Fruit do not necessarily ripen all at once, so it may be necessary to pick the tree or bush several times before all the fruit is harvested.

Most fruit will be easy to pick, especially if you have dwarf bush apples and pears and trained forms like fans and cordons, which are easily reached from the ground. Large fruit trees, however, may present a problem. Do not be tempted to shake the fruit down as this will severely damage them. You could use a ladder for reaching up into the tree but ensure that the top is well over a strong branch and the bottom is on hard, level ground. Your container could be hooked on to one of the top rungs to leave both hands free.

An easier method of picking out-of-reach fruit is to buy one of the proprietary fruit-picking tools. These consist of a long pole with a bag or net at the top; this is held just underneath the fruit, which drops into the bag after the stalk of fruiting shoot has been severed by a cutting blade above the bag.

Fruit pickers equipped with a cutting blade can also be used for light pruning when the bag is removed. Alternatively, fruit-picking heads are available for some long-handled pruncrs. With a fruit-picking tool, you should be able to harvest a large tree from ground level with relatively little effort.
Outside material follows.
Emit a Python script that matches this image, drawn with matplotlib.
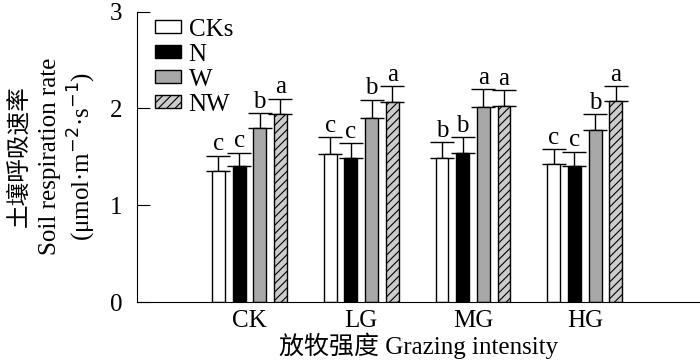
import numpy as np
import matplotlib
matplotlib.use('Agg')
import matplotlib.pyplot as plt

plt.rcParams['font.family'] = ['Liberation Serif', 'Noto Sans CJK SC']
plt.rcParams['hatch.linewidth'] = 0.8

groups = ['CK', 'LG', 'MG', 'HG']
series = ['CKs', 'N', 'W', 'NW']
means = {
    'CKs': [1.35, 1.53, 1.49, 1.43],
    'N':   [1.40, 1.49, 1.54, 1.41],
    'W':   [1.80, 1.90, 2.01, 1.78],
    'NW':  [1.94, 2.07, 2.02, 2.08],
}
errs = {
    'CKs': [0.16, 0.17, 0.16, 0.15],
    'N':   [0.14, 0.15, 0.16, 0.14],
    'W':   [0.15, 0.19, 0.19, 0.16],
    'NW':  [0.16, 0.16, 0.17, 0.15],
}
letters = {
    'CKs': ['c', 'c', 'b', 'c'],
    'N':   ['c', 'c', 'b', 'c'],
    'W':   ['b', 'b', 'a', 'b'],
    'NW':  ['a', 'a', 'a', 'a'],
}

colors = {'CKs': 'white', 'N': 'black', 'W': '#a8a8a8', 'NW': '#cccccc'}
hatches = {'CKs': None, 'N': None, 'W': None, 'NW': '////'}

fig = plt.figure(figsize=(7, 3.63), dpi=100)
ax = fig.add_axes([0.195, 0.168, 0.805, 0.80])

x = np.arange(len(groups))
w = 0.115
step = 0.185
for i, s in enumerate(series):
    pos = x + (i - 1.5) * step
    ax.bar(pos, means[s], width=w, color=colors[s], edgecolor='black',
           linewidth=1, hatch=hatches[s], label=s, zorder=2)
    ax.errorbar(pos, means[s], yerr=[np.zeros(4), errs[s]], fmt='none',
                ecolor='black', elinewidth=1, capsize=8.5, capthick=1, zorder=1)
    for p, m, e, t in zip(pos, means[s], errs[s], letters[s]):
        ax.text(p, m + e + 0.005, t, ha='center', va='bottom', fontsize=18)

ax.set_xlim(-1.01, 4.03)
ax.set_ylim(0, 3)
ax.set_yticks([0, 1, 2, 3])
ax.set_xticks(x)
ax.set_xticklabels(groups, fontsize=18)
ax.tick_params(axis='y', direction='in', length=9, labelsize=18, pad=10)
ax.tick_params(axis='x', length=0, pad=6)
ax.spines['top'].set_visible(False)
ax.spines['right'].set_visible(False)
ax.set_xlabel('放牧强度 Grazing intensity', fontsize=18, labelpad=0)

leg = ax.legend(loc='upper left', bbox_to_anchor=(0.015, 1.01), frameon=False,
                fontsize=18, handlelength=1.05, handleheight=0.4,
                labelspacing=0.12, handletextpad=0.3, borderaxespad=0)

fig.text(0.028, 0.57, '土壤呼吸速率', rotation=90, ha='center', va='center', fontsize=17)
fig.text(0.072, 0.57, 'Soil respiration rate', rotation=90, ha='center', va='center', fontsize=18)
fig.text(0.117, 0.57, '(μmol·m$^{-2}$·s$^{-1}$)', rotation=90, ha='center', va='center', fontsize=18)

fig.savefig('out.png', dpi=100)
If any of the fruit are wet when you pick them, take them into a warm, dry room so that they dry off.

Harvesting vegetables

With vegetables, you should again aim to harvest at the correct stage of development. The vegetables that are stored for winter use are generally the maincrop varieties of root crops, and their harvesting times are not too critical. As with fruit, these are generally harvested in late summer and autumn. Lift potatoes when the stems have more or less changed completely to yellow, and onions when the top growth has bent over and is beginning to yellow. Tomato picking should be finished before the frosts begin.

Root crops which are to be used in the summer, however, should be harvested while still young and tender— this applies to crops such as early carrots, turnips, radishes and the like. Peas and beans must be picked before they become old and tough. Peas should be soft and succulent and the pods of beans should snap cleanly in half and not be tough and stringy. With salads, such as lettuces and endive, and green vegetables such as cabbages, sprouts, cauliflowers and spinach, the time to harvest is not critical but with some you may find that they start to go brown in the middle and rot if left too long.

Vegetables for storing should be harvested carefully, for damaged crops may rot in store. Root crops are dug up with a fork, taking care not to pierce the roots. Any damaged roots should be used as soon as possible. Thrust the fork in on all sides of the root to be lifted, gently prising it upwards each time, and then lift it out on the tines of the fork.

Do not try to lift crops when the ground is frozen as damage could occur. Try to harvest them when the soil is just moist—neither too wet nor too dry.

Some gardeners leave root crops such as parsnips in the ground until they need them in the autumn or winter, but lifting may be difficult then if the ground is frozen. Also, they are liable to be damaged by pests of various kinds.

Carrots, swedes and turnips, as well as parsnips, can be left in the ground if desired.

Root crops for storing must be dry, so clean off all the soil thoroughly and lay them out in a warm, dry place where they will quickly dry off. Onions and shallots need thorough ripening after lifting. The best way to do this is to lay them in a garden frame for a week or so, turning them each day so that the sun ripens them.

Cut off the leaves of carrots, parsnips, turnips, swedes, onions and shallots, using a sharp knife. With beetroots, do not cut off the leaves, but twist them off with your hands to prevent excessive ‘bleeding’. Any unripened tomatoes can be placed in a warm, dark cupboard or drawer to finish ripening.

Herb foliage, such as sage, thyme, bay and rosemary, is generally harvested for drying in mid-summer. It should be cut on a warm, dry day, in the morning after the dew is off. Many herbs flower in the summer and it is best to take the leaves off the stems just before flowering as the oil content is then at its highest. Herb seeds are harvested under similar conditions, but later in the season, when fully ripe. They will either have changed colour completely or be easily shaken off the plants.